The Order begins but does not fully address the needs expressed by the visual disabilities community for access to emergency information. For example, consumers will still find it frustrating to hear a tone which precedes written weather, news, or sports information scrolled across the bottom of the television screen
, but will not have oral access to that information. In addition, the National Federation of the Blind notes that many new Secondary Audio Programming (SAP)-equipped televisions require navigating menus to access the SAP channel but that such menus are visual and therefore inaccessible to those with visual disabilities.2
The Commission should use its good offices to bring together representatives of the consumer electronics industry and advocates for those with visual disabilities to generate practical solutions to this problem.
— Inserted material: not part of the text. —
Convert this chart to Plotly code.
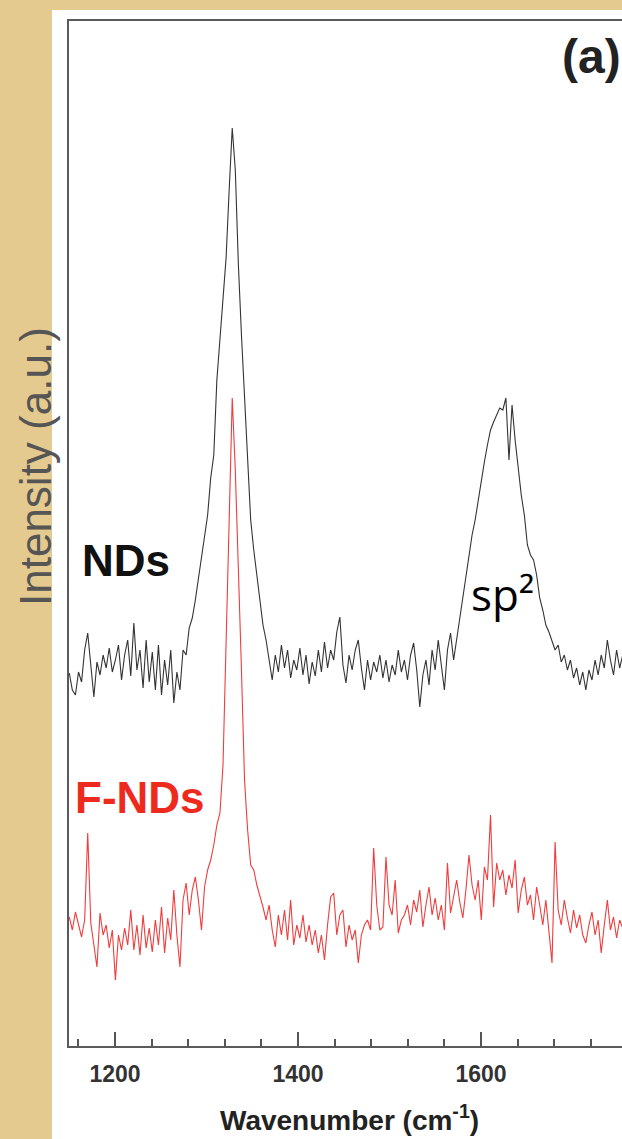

Video Programming Description
The issues raised by the video entertainment description requirements of the Order are more problematic. Commenters raised legitimate questions about the demand for, cost, and feasibility of video description. To what extent will visually impaired consumers avail themselves of video described prime time and children’s programming? Do many even have access to SAP-enabled television receivers? Does it make sense to video describe all categories of programming? Will broadcasters and MVPDs be forced to supplant Spanish language programming on the SAP channel with video description? These questions are not fully answered.
Every regulation that government imposes has a cost associated with it. Inevitably, consumers pay that cost. We therefore must ensure that any requirements we impose are as narrowly tailored as are necessary to address the public need. The limited rollout of video description that we order today will enable us to assess the efficacy of
, and consumer demand for, this service. We will carefully evaluate that experience before expanding upon the requirements adopted today.
We are all mindful of our responsibility to follow the law in carrying out our duties, including our efforts to ensure that all Americans have meaningful access to video programming. While I have concerns about the record in this proceeding, the limited scope of our rules will enable us to assess the efficacy and consumer demand for descriptive video service before we entertain further expansion.